Exercise description> Repeat every line of the data exactly, but not the pictures.

>> BEGIN

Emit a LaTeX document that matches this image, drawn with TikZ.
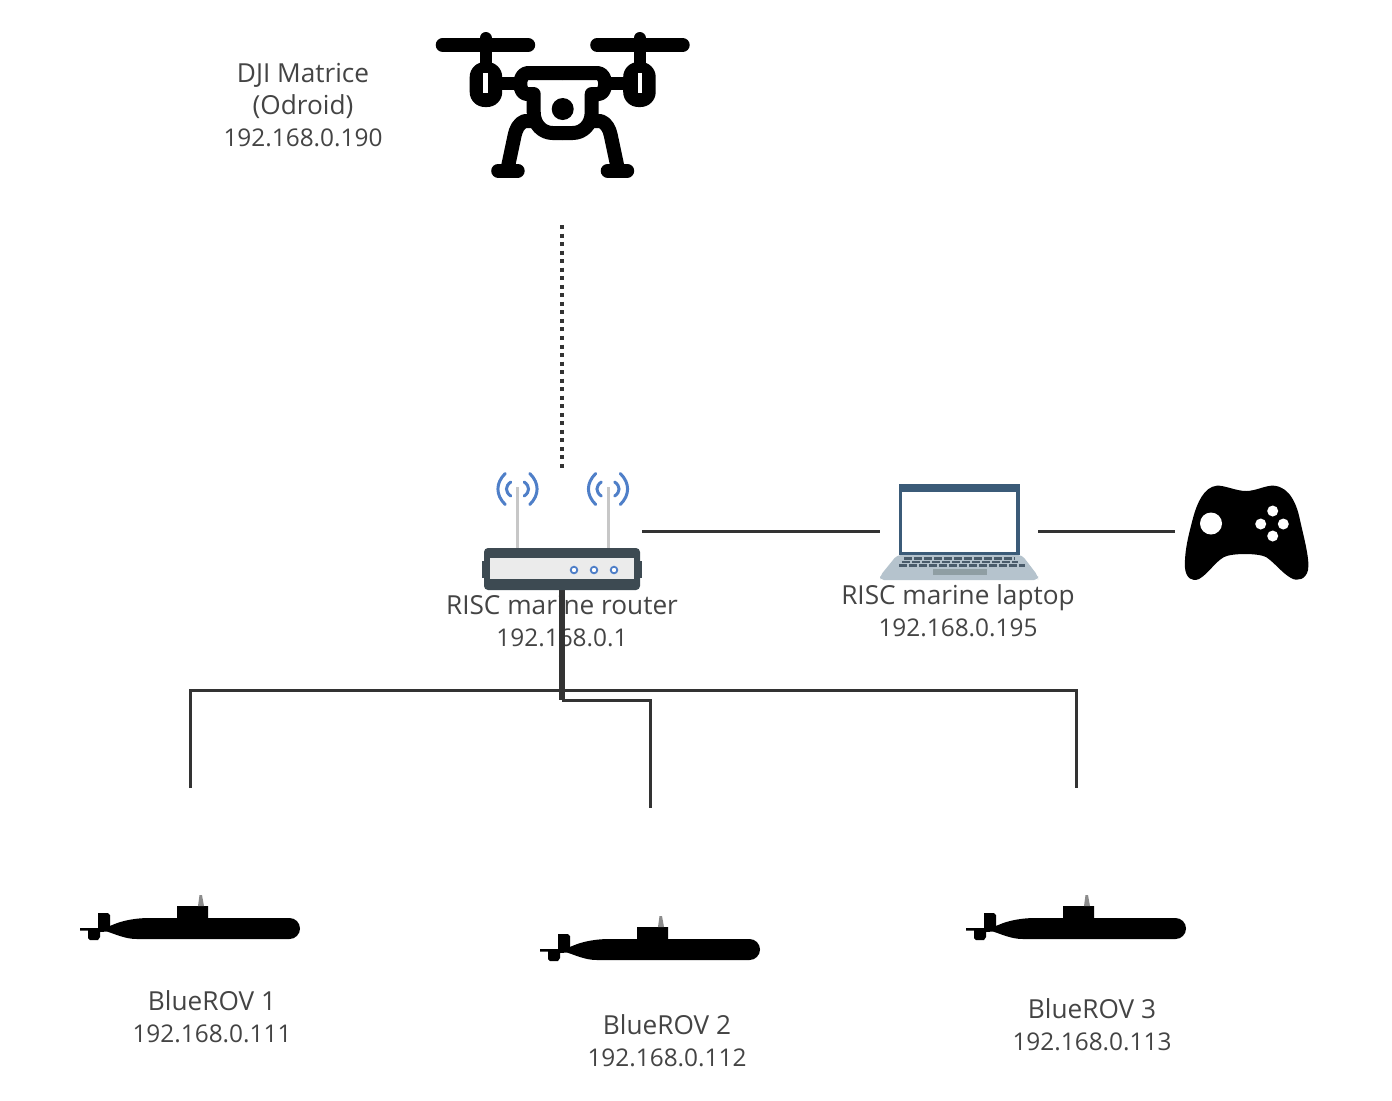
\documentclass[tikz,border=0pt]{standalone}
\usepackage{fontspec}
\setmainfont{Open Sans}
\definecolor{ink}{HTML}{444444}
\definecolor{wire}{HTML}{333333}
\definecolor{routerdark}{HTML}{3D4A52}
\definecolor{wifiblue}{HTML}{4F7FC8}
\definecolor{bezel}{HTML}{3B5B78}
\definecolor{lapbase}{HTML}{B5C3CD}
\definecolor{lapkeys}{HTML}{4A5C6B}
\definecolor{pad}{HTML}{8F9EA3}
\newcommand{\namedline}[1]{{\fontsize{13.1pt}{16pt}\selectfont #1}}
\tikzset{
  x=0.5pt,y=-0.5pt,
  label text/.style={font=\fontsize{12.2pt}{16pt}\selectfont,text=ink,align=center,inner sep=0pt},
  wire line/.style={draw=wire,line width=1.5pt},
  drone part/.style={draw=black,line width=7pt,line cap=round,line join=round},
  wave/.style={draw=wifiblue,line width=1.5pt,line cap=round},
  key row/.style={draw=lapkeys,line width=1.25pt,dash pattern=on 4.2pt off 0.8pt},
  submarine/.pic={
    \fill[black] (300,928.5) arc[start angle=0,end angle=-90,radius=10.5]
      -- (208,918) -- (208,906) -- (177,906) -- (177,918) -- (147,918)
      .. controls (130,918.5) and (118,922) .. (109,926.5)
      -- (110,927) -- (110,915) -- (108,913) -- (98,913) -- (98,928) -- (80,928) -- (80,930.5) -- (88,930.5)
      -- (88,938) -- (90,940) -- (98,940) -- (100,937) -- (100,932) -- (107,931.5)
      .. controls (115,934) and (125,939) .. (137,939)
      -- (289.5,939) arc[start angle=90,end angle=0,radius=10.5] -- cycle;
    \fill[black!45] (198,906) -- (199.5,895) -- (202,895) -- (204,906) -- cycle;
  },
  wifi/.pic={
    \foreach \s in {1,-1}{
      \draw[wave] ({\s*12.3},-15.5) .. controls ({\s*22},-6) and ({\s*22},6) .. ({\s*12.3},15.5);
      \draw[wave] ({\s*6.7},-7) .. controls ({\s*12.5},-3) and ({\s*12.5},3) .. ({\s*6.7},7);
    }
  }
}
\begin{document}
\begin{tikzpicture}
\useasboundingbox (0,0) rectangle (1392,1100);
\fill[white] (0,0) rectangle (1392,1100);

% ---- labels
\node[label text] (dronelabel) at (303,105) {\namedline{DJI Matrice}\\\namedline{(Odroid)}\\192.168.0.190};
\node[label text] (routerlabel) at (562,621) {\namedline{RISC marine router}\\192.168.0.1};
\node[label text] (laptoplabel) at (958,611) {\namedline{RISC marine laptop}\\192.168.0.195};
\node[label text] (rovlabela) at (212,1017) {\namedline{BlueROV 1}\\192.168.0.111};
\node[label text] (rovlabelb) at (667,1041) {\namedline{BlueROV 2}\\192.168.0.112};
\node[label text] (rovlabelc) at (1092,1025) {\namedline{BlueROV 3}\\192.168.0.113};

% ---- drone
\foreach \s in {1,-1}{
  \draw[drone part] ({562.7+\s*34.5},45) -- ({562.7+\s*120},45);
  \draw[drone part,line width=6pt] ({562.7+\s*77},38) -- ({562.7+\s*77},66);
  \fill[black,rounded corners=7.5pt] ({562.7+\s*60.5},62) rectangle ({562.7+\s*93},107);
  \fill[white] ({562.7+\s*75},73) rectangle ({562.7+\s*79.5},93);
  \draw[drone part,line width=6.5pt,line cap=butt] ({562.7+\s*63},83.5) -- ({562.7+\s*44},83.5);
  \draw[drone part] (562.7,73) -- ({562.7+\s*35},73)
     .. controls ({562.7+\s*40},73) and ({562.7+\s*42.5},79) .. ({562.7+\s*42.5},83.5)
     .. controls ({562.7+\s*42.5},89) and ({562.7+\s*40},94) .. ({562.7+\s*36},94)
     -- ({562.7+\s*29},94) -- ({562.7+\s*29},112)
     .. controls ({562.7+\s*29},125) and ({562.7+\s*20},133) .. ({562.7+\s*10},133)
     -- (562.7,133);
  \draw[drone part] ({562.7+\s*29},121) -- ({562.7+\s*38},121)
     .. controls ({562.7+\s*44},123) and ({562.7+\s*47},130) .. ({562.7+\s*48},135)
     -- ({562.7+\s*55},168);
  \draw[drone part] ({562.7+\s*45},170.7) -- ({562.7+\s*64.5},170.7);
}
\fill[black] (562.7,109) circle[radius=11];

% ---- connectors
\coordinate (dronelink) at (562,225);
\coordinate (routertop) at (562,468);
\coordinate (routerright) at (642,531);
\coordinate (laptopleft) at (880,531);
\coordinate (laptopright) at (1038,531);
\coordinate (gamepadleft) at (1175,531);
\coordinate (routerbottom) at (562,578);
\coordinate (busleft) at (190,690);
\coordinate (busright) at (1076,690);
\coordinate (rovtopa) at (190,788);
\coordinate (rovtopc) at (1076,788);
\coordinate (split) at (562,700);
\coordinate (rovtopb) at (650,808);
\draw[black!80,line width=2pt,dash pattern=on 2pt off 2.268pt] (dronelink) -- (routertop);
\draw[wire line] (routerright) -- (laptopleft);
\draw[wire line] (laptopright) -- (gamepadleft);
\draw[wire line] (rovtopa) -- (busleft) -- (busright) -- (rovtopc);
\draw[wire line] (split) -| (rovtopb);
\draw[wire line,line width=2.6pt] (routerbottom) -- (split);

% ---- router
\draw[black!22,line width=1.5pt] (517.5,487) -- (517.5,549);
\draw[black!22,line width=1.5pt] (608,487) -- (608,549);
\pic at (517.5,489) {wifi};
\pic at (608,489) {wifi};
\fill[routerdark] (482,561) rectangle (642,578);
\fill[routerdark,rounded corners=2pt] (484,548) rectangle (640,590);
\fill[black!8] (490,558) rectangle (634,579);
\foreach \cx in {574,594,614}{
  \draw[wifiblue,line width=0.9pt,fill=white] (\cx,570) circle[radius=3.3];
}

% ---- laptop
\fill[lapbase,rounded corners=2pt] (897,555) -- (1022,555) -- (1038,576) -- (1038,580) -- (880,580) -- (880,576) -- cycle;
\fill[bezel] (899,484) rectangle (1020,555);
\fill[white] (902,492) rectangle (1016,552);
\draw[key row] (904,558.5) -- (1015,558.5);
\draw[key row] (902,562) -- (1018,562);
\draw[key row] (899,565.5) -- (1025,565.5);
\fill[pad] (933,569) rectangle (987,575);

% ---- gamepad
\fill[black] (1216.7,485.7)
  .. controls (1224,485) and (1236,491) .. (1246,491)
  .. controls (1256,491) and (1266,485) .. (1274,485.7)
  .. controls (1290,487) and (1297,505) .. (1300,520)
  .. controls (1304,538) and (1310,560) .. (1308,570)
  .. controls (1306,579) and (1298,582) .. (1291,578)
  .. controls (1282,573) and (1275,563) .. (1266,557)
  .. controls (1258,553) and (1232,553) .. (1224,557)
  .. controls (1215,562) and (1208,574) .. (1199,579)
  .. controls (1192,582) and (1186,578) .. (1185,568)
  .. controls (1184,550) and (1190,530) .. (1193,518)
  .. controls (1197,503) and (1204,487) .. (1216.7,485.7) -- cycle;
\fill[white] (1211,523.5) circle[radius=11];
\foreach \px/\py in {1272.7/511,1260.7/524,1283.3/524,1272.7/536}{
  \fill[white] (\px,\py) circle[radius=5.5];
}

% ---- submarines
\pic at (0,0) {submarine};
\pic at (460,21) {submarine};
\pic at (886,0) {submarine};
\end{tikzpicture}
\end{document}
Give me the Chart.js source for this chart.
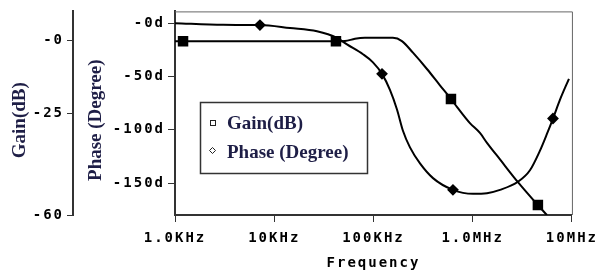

>> END

Complete output>
Emit a LaTeX document that matches this image, drawn with TikZ.
\documentclass[tikz,border=0pt]{standalone}
\usepackage{fontspec}
\setmainfont{Open Sans}
\definecolor{ink}{HTML}{444444}
\definecolor{wire}{HTML}{333333}
\definecolor{routerdark}{HTML}{3D4A52}
\definecolor{wifiblue}{HTML}{4F7FC8}
\definecolor{bezel}{HTML}{3B5B78}
\definecolor{lapbase}{HTML}{B5C3CD}
\definecolor{lapkeys}{HTML}{4A5C6B}
\definecolor{pad}{HTML}{8F9EA3}
\newcommand{\namedline}[1]{{\fontsize{13.1pt}{16pt}\selectfont #1}}
\tikzset{
  x=0.5pt,y=-0.5pt,
  label text/.style={font=\fontsize{12.2pt}{16pt}\selectfont,text=ink,align=center,inner sep=0pt},
  wire line/.style={draw=wire,line width=1.5pt},
  drone part/.style={draw=black,line width=7pt,line cap=round,line join=round},
  wave/.style={draw=wifiblue,line width=1.5pt,line cap=round},
  key row/.style={draw=lapkeys,line width=1.25pt,dash pattern=on 4.2pt off 0.8pt},
  submarine/.pic={
    \fill[black] (300,928.5) arc[start angle=0,end angle=-90,radius=10.5]
      -- (208,918) -- (208,906) -- (177,906) -- (177,918) -- (147,918)
      .. controls (130,918.5) and (118,922) .. (109,926.5)
      -- (110,927) -- (110,915) -- (108,913) -- (98,913) -- (98,928) -- (80,928) -- (80,930.5) -- (88,930.5)
      -- (88,938) -- (90,940) -- (98,940) -- (100,937) -- (100,932) -- (107,931.5)
      .. controls (115,934) and (125,939) .. (137,939)
      -- (289.5,939) arc[start angle=90,end angle=0,radius=10.5] -- cycle;
    \fill[black!45] (198,906) -- (199.5,895) -- (202,895) -- (204,906) -- cycle;
  },
  wifi/.pic={
    \foreach \s in {1,-1}{
      \draw[wave] ({\s*12.3},-15.5) .. controls ({\s*22},-6) and ({\s*22},6) .. ({\s*12.3},15.5);
      \draw[wave] ({\s*6.7},-7) .. controls ({\s*12.5},-3) and ({\s*12.5},3) .. ({\s*6.7},7);
    }
  }
}
\begin{document}
\begin{tikzpicture}
\useasboundingbox (0,0) rectangle (1392,1100);
\fill[white] (0,0) rectangle (1392,1100);

% ---- labels
\node[label text] (dronelabel) at (303,105) {\namedline{DJI Matrice}\\\namedline{(Odroid)}\\192.168.0.190};
\node[label text] (routerlabel) at (562,621) {\namedline{RISC marine router}\\192.168.0.1};
\node[label text] (laptoplabel) at (958,611) {\namedline{RISC marine laptop}\\192.168.0.195};
\node[label text] (rovlabela) at (212,1017) {\namedline{BlueROV 1}\\192.168.0.111};
\node[label text] (rovlabelb) at (667,1041) {\namedline{BlueROV 2}\\192.168.0.112};
\node[label text] (rovlabelc) at (1092,1025) {\namedline{BlueROV 3}\\192.168.0.113};

% ---- drone
\foreach \s in {1,-1}{
  \draw[drone part] ({562.7+\s*34.5},45) -- ({562.7+\s*120},45);
  \draw[drone part,line width=6pt] ({562.7+\s*77},38) -- ({562.7+\s*77},66);
  \fill[black,rounded corners=7.5pt] ({562.7+\s*60.5},62) rectangle ({562.7+\s*93},107);
  \fill[white] ({562.7+\s*75},73) rectangle ({562.7+\s*79.5},93);
  \draw[drone part,line width=6.5pt,line cap=butt] ({562.7+\s*63},83.5) -- ({562.7+\s*44},83.5);
  \draw[drone part] (562.7,73) -- ({562.7+\s*35},73)
     .. controls ({562.7+\s*40},73) and ({562.7+\s*42.5},79) .. ({562.7+\s*42.5},83.5)
     .. controls ({562.7+\s*42.5},89) and ({562.7+\s*40},94) .. ({562.7+\s*36},94)
     -- ({562.7+\s*29},94) -- ({562.7+\s*29},112)
     .. controls ({562.7+\s*29},125) and ({562.7+\s*20},133) .. ({562.7+\s*10},133)
     -- (562.7,133);
  \draw[drone part] ({562.7+\s*29},121) -- ({562.7+\s*38},121)
     .. controls ({562.7+\s*44},123) and ({562.7+\s*47},130) .. ({562.7+\s*48},135)
     -- ({562.7+\s*55},168);
  \draw[drone part] ({562.7+\s*45},170.7) -- ({562.7+\s*64.5},170.7);
}
\fill[black] (562.7,109) circle[radius=11];

% ---- connectors
\coordinate (dronelink) at (562,225);
\coordinate (routertop) at (562,468);
\coordinate (routerright) at (642,531);
\coordinate (laptopleft) at (880,531);
\coordinate (laptopright) at (1038,531);
\coordinate (gamepadleft) at (1175,531);
\coordinate (routerbottom) at (562,578);
\coordinate (busleft) at (190,690);
\coordinate (busright) at (1076,690);
\coordinate (rovtopa) at (190,788);
\coordinate (rovtopc) at (1076,788);
\coordinate (split) at (562,700);
\coordinate (rovtopb) at (650,808);
\draw[black!80,line width=2pt,dash pattern=on 2pt off 2.268pt] (dronelink) -- (routertop);
\draw[wire line] (routerright) -- (laptopleft);
\draw[wire line] (laptopright) -- (gamepadleft);
\draw[wire line] (rovtopa) -- (busleft) -- (busright) -- (rovtopc);
\draw[wire line] (split) -| (rovtopb);
\draw[wire line,line width=2.6pt] (routerbottom) -- (split);

% ---- router
\draw[black!22,line width=1.5pt] (517.5,487) -- (517.5,549);
\draw[black!22,line width=1.5pt] (608,487) -- (608,549);
\pic at (517.5,489) {wifi};
\pic at (608,489) {wifi};
\fill[routerdark] (482,561) rectangle (642,578);
\fill[routerdark,rounded corners=2pt] (484,548) rectangle (640,590);
\fill[black!8] (490,558) rectangle (634,579);
\foreach \cx in {574,594,614}{
  \draw[wifiblue,line width=0.9pt,fill=white] (\cx,570) circle[radius=3.3];
}

% ---- laptop
\fill[lapbase,rounded corners=2pt] (897,555) -- (1022,555) -- (1038,576) -- (1038,580) -- (880,580) -- (880,576) -- cycle;
\fill[bezel] (899,484) rectangle (1020,555);
\fill[white] (902,492) rectangle (1016,552);
\draw[key row] (904,558.5) -- (1015,558.5);
\draw[key row] (902,562) -- (1018,562);
\draw[key row] (899,565.5) -- (1025,565.5);
\fill[pad] (933,569) rectangle (987,575);

% ---- gamepad
\fill[black] (1216.7,485.7)
  .. controls (1224,485) and (1236,491) .. (1246,491)
  .. controls (1256,491) and (1266,485) .. (1274,485.7)
  .. controls (1290,487) and (1297,505) .. (1300,520)
  .. controls (1304,538) and (1310,560) .. (1308,570)
  .. controls (1306,579) and (1298,582) .. (1291,578)
  .. controls (1282,573) and (1275,563) .. (1266,557)
  .. controls (1258,553) and (1232,553) .. (1224,557)
  .. controls (1215,562) and (1208,574) .. (1199,579)
  .. controls (1192,582) and (1186,578) .. (1185,568)
  .. controls (1184,550) and (1190,530) .. (1193,518)
  .. controls (1197,503) and (1204,487) .. (1216.7,485.7) -- cycle;
\fill[white] (1211,523.5) circle[radius=11];
\foreach \px/\py in {1272.7/511,1260.7/524,1283.3/524,1272.7/536}{
  \fill[white] (\px,\py) circle[radius=5.5];
}

% ---- submarines
\pic at (0,0) {submarine};
\pic at (460,21) {submarine};
\pic at (886,0) {submarine};
\end{tikzpicture}
\end{document}
Give me the Chart.js source for this chart.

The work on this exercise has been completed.